Mitten in Olching:Blickdichte Lärmschutzwand

Warum die Bahn Graffiti nicht entfernen lassen will

Kolumne von Katharina Knaut

Wer sich beim samstäglichen Einkauf in Olching Baustellen und Verkehrschaos ersparen will, stellt das Auto möglichst abseits der belebten Hauptstraße ab, je nach Art der Besorgung am Volksfestplatz oder vor der S-Bahnunterführung am Ilzweg. Spaziert man dann gemütlich Richtung Zentrum, fällt der Blick zwangsläufig auf die Bahngleise, die über der Straße verlaufen beziehungsweise auf die durchsichtige Schallschutzwand, die die Schienen von der Stadt abschirmt. Wobei durchsichtig ein relativer Begriff ist. Wilde Linien gesprühter Farbe bedecken die Trennwände, bildhafte Schriftzeichen, Zahlen, Augen, ja sogar einen Pilz glaubt man erkennen zu können. Die Farben reichen dabei von rosa bis hin zu einem schlammigen Grün. Auf der anderen Seite ergibt sich ein ähnliches Bild, wenn hier auch Schriftzüge dominieren, weniger dicht, weniger farbig, ja beinahe schon streng.

Sofort beginnt der müßige Spaziergänger zu philosophieren: Was die verschlungenen Buchstaben wohl bedeuten? Und was hat es mit der Zahl 770 auf sich, die so wichtig schien, dass man sie gleich dreimal auf die Wand schreiben musste? Bilden die scheinbar wahllos hingesprühten Gebilde am Ende eine Botschaft, einen geheimen Code? Das könnte zumindest Bürgermeister Andreas Maggs plötzlich aufkommenden Ärger über die seit Jahren übermalte Wand erklären. Erst kürzlich verkündete er im Stadtrat, dem seit einem halben Jahr massiv verdichtenden Graffiti den Kampf angesagt zu haben. Er forderte von der Deutschen Bahn, der das Gelände gehört, die Farbe zu entfernen. Die AG reagierte mit kühler Ablehnung: Da sich das Gesprühte überwiegend an der Innenseite der Wand befindet, müsste die Trasse zur Säuberung gesperrt werden. Zu unverhältnismäßig, so laut Magg die Begründung.

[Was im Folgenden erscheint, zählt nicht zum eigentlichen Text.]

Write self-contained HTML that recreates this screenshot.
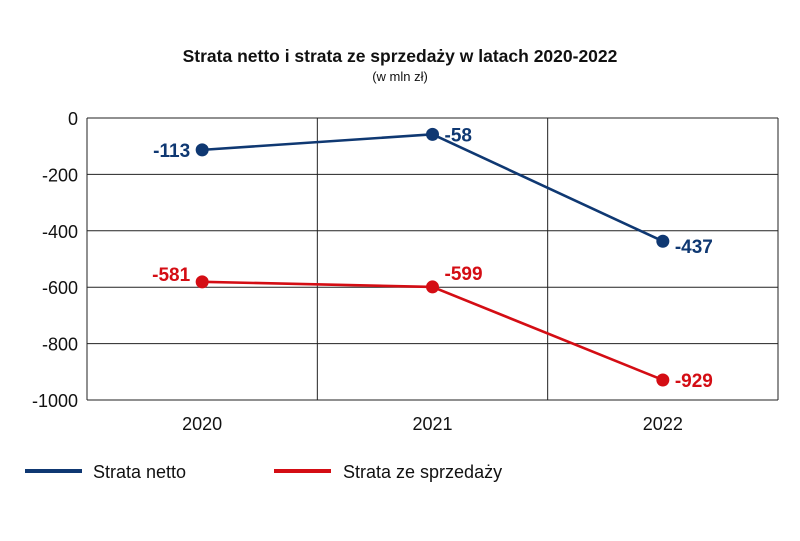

Eine sehr direkte Ablehnung, und das, obwohl man sich in der Paulusgrubenfrage doch gerade einig zu werden schien. Ein Schelm, wer dabei Böses denkt. Sind die kryptischen Schriftzüge am Ende eine bildhafte Sprache für "Stoppt den Umbau, für den Erhalt der Paulusgrube"? Die Bahn stand dem Vorhaben ja lange Zeit skeptisch gegenüber. Das letzte Wort ist in der Angelegenheit jedenfalls noch nicht gesprochen. Magg kündigte an, im Sommer bei einem Besuch in Berlin entsprechende Optionen auszuloten. Außerdem solle die Bahn zumindest an den Stellen, an denen das Graffiti die Außenseite der Wand ziert, entfernen. "Wir nehmen das nicht hin."

Einstweilen bleibt dem müßigen Spaziergänger ausreichend Zeit, die Schriftzüge zu entschlüsseln.